WHAT IS REQUIRED: Show every line that has the string "chart" in it.

WORKING DATA:
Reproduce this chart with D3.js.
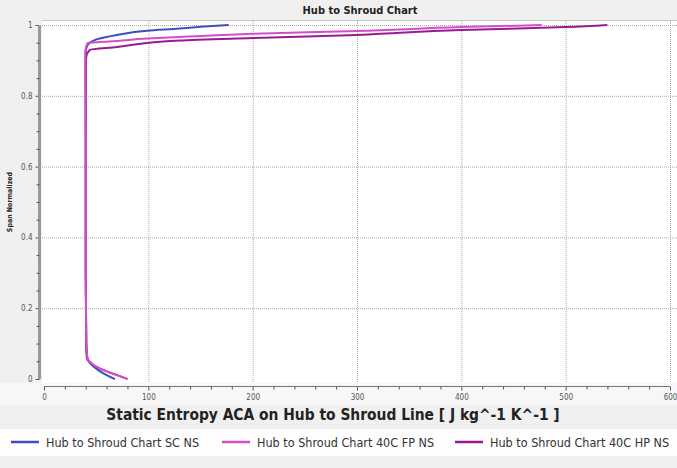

* * *

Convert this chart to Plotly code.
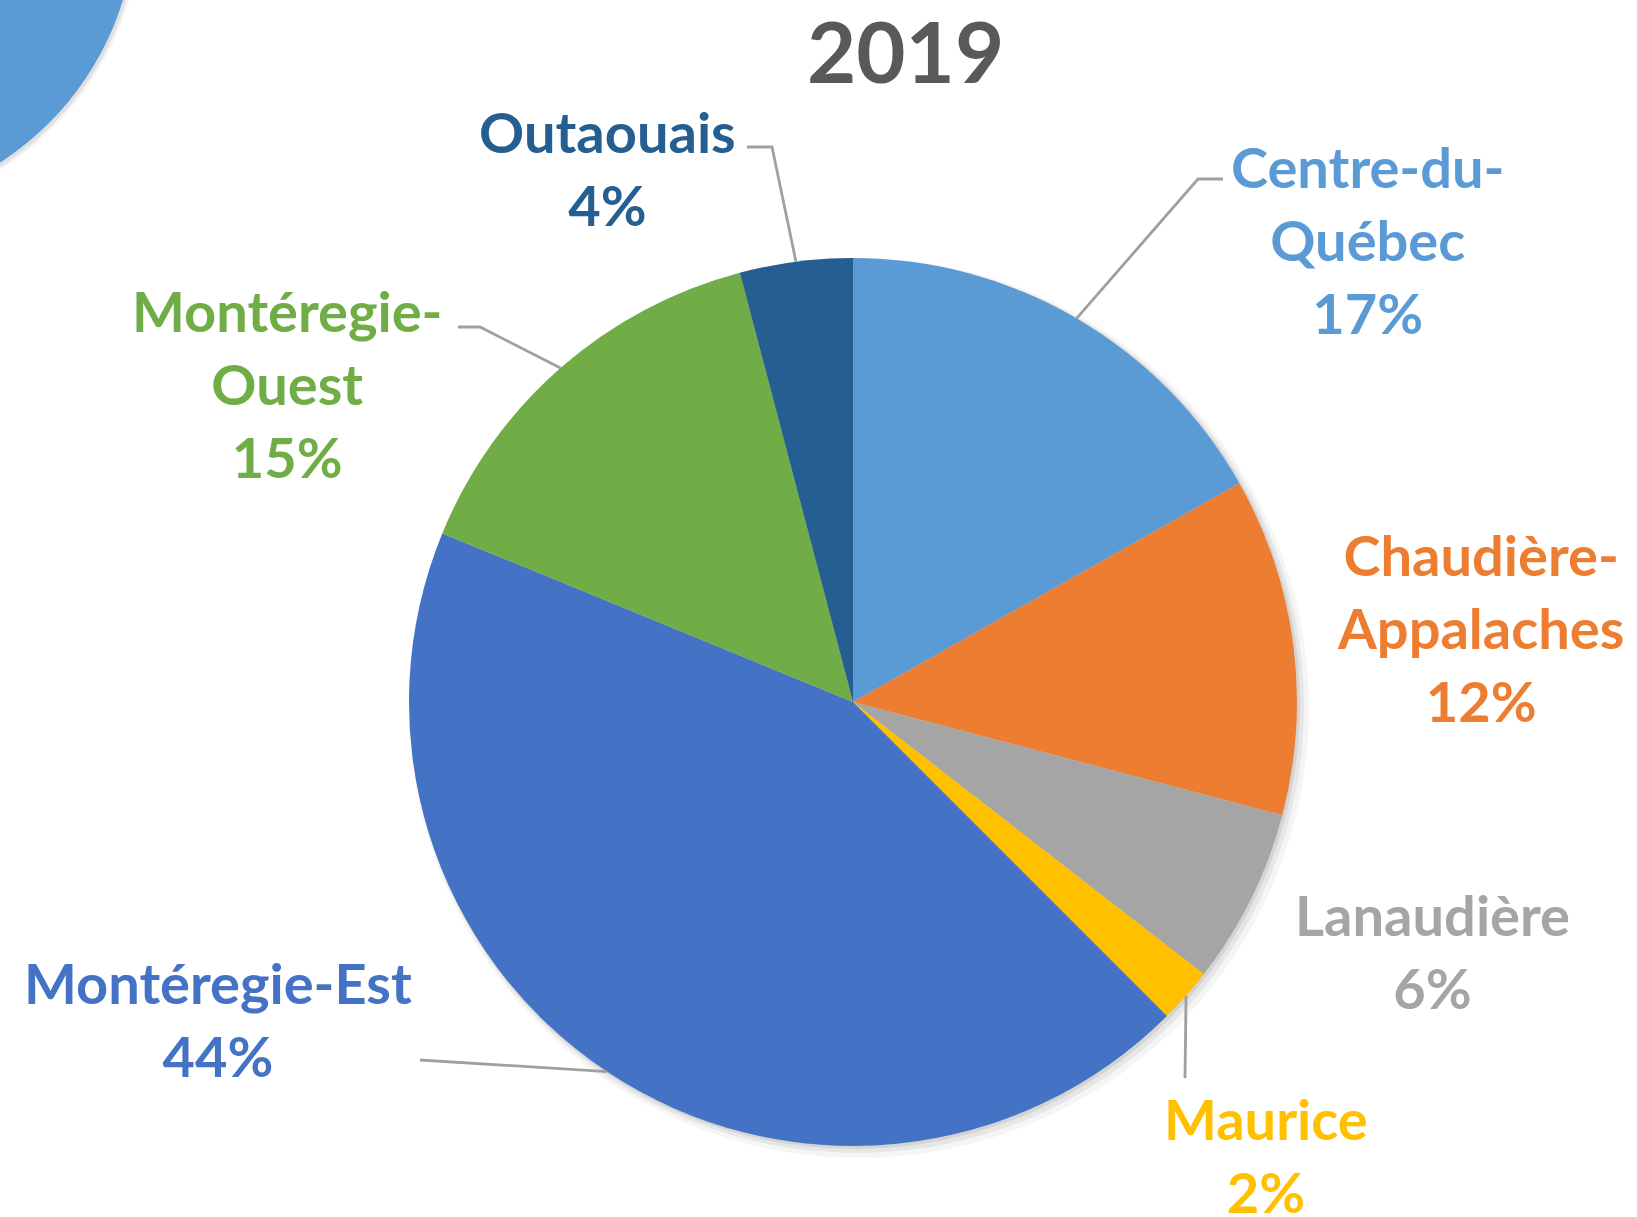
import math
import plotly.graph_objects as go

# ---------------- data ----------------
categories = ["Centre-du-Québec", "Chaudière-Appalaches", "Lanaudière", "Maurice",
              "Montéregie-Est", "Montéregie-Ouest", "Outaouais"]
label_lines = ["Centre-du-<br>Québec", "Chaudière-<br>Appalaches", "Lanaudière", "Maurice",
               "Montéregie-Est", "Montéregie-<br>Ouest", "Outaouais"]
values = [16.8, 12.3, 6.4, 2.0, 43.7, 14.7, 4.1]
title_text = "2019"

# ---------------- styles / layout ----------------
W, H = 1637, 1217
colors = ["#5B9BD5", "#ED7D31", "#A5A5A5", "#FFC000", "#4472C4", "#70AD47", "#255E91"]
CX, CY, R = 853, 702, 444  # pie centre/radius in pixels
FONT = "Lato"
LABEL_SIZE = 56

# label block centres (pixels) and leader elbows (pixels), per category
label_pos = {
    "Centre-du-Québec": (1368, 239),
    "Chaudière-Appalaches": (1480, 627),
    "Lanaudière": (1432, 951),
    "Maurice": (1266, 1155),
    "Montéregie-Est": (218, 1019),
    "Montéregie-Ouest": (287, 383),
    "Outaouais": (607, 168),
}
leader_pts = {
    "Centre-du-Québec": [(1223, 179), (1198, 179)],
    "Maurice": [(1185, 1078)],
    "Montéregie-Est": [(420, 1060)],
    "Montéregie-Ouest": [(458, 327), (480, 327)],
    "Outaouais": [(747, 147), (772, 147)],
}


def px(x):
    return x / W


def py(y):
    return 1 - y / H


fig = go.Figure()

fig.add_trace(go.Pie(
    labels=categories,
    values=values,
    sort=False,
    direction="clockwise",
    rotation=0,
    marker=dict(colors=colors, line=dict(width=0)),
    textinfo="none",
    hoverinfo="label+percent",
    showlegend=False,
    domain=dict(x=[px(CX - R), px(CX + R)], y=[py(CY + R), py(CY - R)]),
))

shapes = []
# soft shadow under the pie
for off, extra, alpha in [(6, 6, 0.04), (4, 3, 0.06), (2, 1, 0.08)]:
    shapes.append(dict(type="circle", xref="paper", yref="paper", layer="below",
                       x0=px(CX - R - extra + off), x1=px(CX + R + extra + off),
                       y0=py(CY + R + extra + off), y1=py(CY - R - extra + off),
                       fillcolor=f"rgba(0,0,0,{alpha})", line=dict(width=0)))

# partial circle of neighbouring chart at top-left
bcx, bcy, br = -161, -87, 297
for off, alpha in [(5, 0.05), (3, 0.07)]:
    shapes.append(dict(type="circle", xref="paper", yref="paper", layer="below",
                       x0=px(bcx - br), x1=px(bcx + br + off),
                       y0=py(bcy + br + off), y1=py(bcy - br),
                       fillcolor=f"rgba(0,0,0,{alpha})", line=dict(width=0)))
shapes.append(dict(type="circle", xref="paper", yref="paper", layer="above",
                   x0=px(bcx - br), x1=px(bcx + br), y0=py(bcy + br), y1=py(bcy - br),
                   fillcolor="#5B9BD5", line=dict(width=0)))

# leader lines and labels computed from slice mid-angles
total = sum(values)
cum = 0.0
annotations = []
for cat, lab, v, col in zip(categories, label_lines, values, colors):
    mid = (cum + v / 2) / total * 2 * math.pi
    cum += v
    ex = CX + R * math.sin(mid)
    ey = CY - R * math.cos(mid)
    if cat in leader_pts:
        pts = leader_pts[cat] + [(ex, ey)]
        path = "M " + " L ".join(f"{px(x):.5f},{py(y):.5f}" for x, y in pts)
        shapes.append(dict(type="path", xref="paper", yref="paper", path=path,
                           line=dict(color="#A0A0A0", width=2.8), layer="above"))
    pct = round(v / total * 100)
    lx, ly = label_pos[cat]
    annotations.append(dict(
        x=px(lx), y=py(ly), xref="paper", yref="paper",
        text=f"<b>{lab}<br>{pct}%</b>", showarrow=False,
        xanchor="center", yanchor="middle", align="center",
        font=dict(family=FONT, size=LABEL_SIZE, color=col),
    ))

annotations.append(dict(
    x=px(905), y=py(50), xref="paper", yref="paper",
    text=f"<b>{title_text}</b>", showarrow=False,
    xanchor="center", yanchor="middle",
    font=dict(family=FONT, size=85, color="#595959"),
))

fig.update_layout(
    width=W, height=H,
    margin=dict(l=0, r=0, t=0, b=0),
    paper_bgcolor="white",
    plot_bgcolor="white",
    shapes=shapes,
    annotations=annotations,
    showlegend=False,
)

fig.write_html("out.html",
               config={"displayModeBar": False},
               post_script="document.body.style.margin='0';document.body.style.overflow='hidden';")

EXERCISE ANSWER:
Reproduce this chart with D3.js.
Convert this chart to Plotly code.
# partial circle of neighbouring chart at top-left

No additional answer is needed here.